I was fortunate enough to see this behavior with my own eyes just a few weeks ago. I heard it before I saw it - loud, menacing cawing of crows and the frantic chirping of a bald eagle. When I walked to my window to see the commotion, I was not disappointed. The crows, though considerably smaller than eagle, appeared to be fearless. They worked together to keep the eagle surrounded at all times, often one flying above the eagle with the other flying below. Sometimes they would suddenly drop from the sky and appear to collide with the eagle. The birds were difficult to photograph, as they were flying quickly and somewhat distant, but I grabbed my zoom lens and attempted a photograph anyway:
|Corvid mobbing a Bald Eagle!|
When a group of 40-50 crows came in from the East, perched in surrounding trees, and began to caw loudly, their presence seemed to make the eagle uneasy as shortly after the two crows and one that seemed to be a raven, successfully chased it out of the area.
Last week I witnessed a similar thing happen with a hawk in a Target parking lot, and just this morning saw a group of 15-20 crows mob a large seagull. The gull mobbing took place right outside my window, in the same place where the eagle was mobbed. It’s interesting that I had never once noticed crows mobbing anyone, but since learning about the behavior I notice it all the time.
It should be noted that mobbing does not come without risk. An eagle or other large bird of prey may snatch a flying crow and make a meal of it. But to crows the rewards of mobbing outweigh the risks - often times, the predator will simply leave the area and hunt somewhere else where its prey is less hostile and unaware of its presence.
However, other birds aren’t the only targets of these assaults.

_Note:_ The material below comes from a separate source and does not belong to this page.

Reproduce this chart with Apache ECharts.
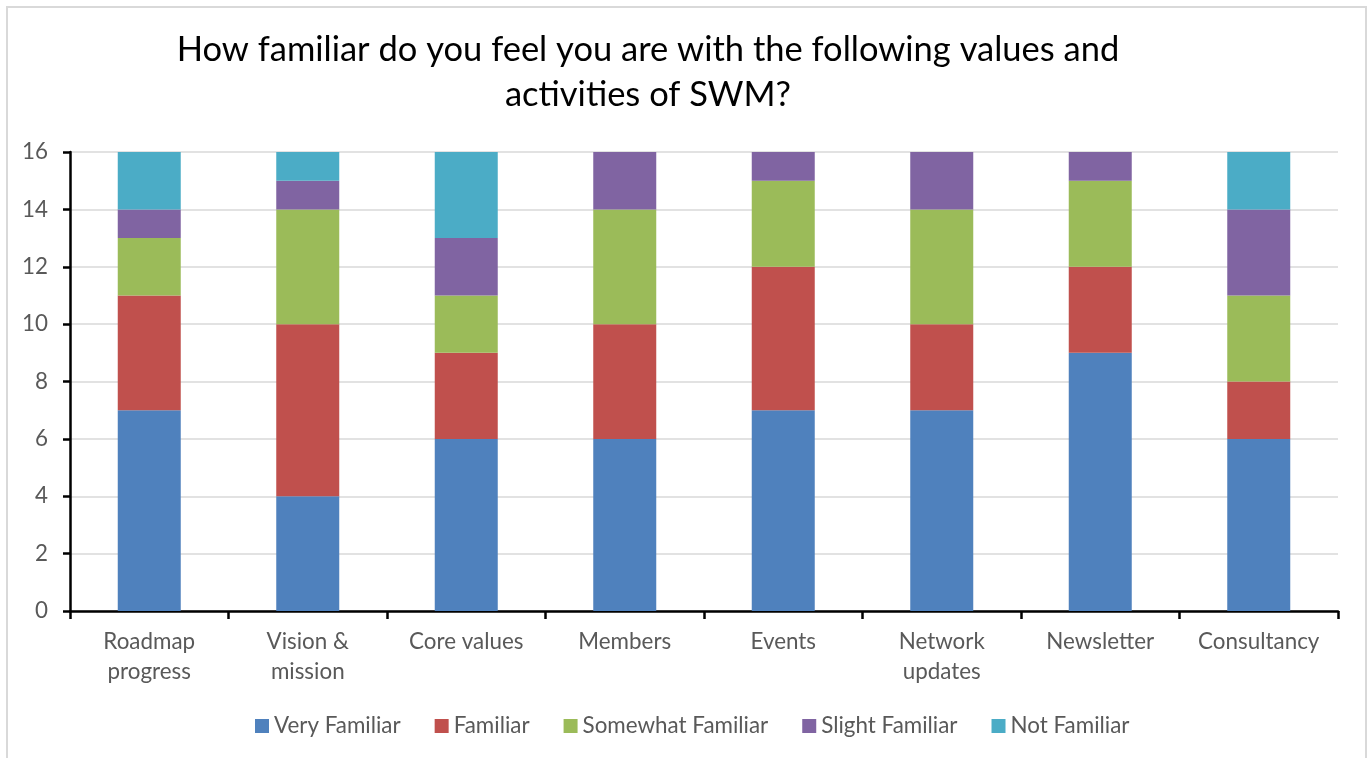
<!DOCTYPE html>
<html>
<head>
<meta charset="utf-8">
<script src="https://cdn.jsdelivr.net/npm/echarts@6/dist/echarts.min.js"></script>
<style>
  html, body { margin: 0; padding: 0; background: #fff; }
  #chart { width: 1372px; height: 758px; }
</style>
</head>
<body>
<div id="chart"></div>
<script>
// Survey topics (x axis)
const categories = ['Roadmap\nprogress', 'Vision &\nmission', 'Core values', 'Members', 'Events', 'Network\nupdates', 'Newsletter', 'Consultancy'];

// Response counts per familiarity level
const veryFamiliar     = [7, 4, 6, 6, 7, 7, 9, 6];
const familiar         = [4, 6, 3, 4, 5, 3, 3, 2];
const somewhatFamiliar = [2, 4, 2, 4, 3, 4, 3, 3];
const slightFamiliar   = [1, 1, 2, 2, 1, 2, 1, 3];
const notFamiliar      = [2, 1, 3, 0, 0, 0, 0, 2];

const seriesNames = ['Very Familiar', 'Familiar', 'Somewhat Familiar', 'Slight Familiar', 'Not Familiar'];
const seriesData = [veryFamiliar, familiar, somewhatFamiliar, slightFamiliar, notFamiliar];
const colors = ['#4F81BD', '#C0504D', '#9BBB59', '#8064A2', '#4BACC6'];

const chart = echarts.init(document.getElementById('chart'), null, { renderer: 'canvas' });

const font = 'Lato, "Open Sans", sans-serif';

chart.setOption({
  animation: false,
  color: colors,
  textStyle: { fontFamily: font },
  title: {
    text: 'How familiar do you feel you are with the following values and\nactivities of SWM?',
    left: 643,
    top: 22,
    textAlign: 'center',
    textStyle: { fontFamily: font, fontSize: 34.5, fontWeight: 'normal', color: '#000', lineHeight: 45 }
  },
  graphic: [{
    type: 'rect',
    shape: { x: 7, y: 7, width: 1359, height: 760 },
    style: { fill: 'none', stroke: '#d9d9d9', lineWidth: 2 },
    silent: true
  }],
  legend: {
    top: 710,
    left: 250,
    itemWidth: 14,
    itemHeight: 14,
    itemGap: 34,
    icon: 'rect',
    textStyle: { fontFamily: font, fontSize: 22.4, color: '#595959' },
    data: seriesNames
  },
  grid: { left: 70, right: 34, top: 152, bottom: 147, containLabel: false },
  xAxis: {
    type: 'category',
    data: categories,
    axisLine: { lineStyle: { color: '#000', width: 2.5 } },
    axisTick: { show: true, length: 8, lineStyle: { color: '#000', width: 2.5 }, alignWithLabel: false },
    axisLabel: { fontFamily: font, fontSize: 22.4, color: '#595959', margin: 16, lineHeight: 30 },
    splitLine: { show: false }
  },
  yAxis: {
    type: 'value',
    min: 0,
    max: 16,
    interval: 2,
    axisLine: { show: true, lineStyle: { color: '#000', width: 2.5 } },
    axisTick: { show: true, length: 7, lineStyle: { color: '#000', width: 2.5 } },
    axisLabel: { fontFamily: font, fontSize: 22.4, color: '#595959', margin: 22 },
    splitLine: { show: true, lineStyle: { color: '#d9d9d9', width: 1.5 } }
  },
  series: seriesNames.map((name, i) => ({
    name: name,
    type: 'bar',
    stack: 'total',
    barWidth: 63,
    data: seriesData[i],
    itemStyle: { color: colors[i] }
  }))
});
</script>
</body>
</html>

Crows have also been known to mob humans and even pets who have given the crows reason to see them as a threat. Researcher John Marzluff found that not only do crows consistently mob people they perceive as threats, but the mobbing intensifies over time. As he notes in his book Gifts of the Crow, young fledglings learn who to mob by watching their parents, and even when the parents are no longer around the fledglings will continue to mob those individuals. And these individuals aren’t soon forgotten – crows have been known to “hold grudges” against people for many years.
Crows may be small relative to people and birds of prey, but they are not to be underestimated. Mobbing is just one way they have proven that they are certainly a force to be reckoned with.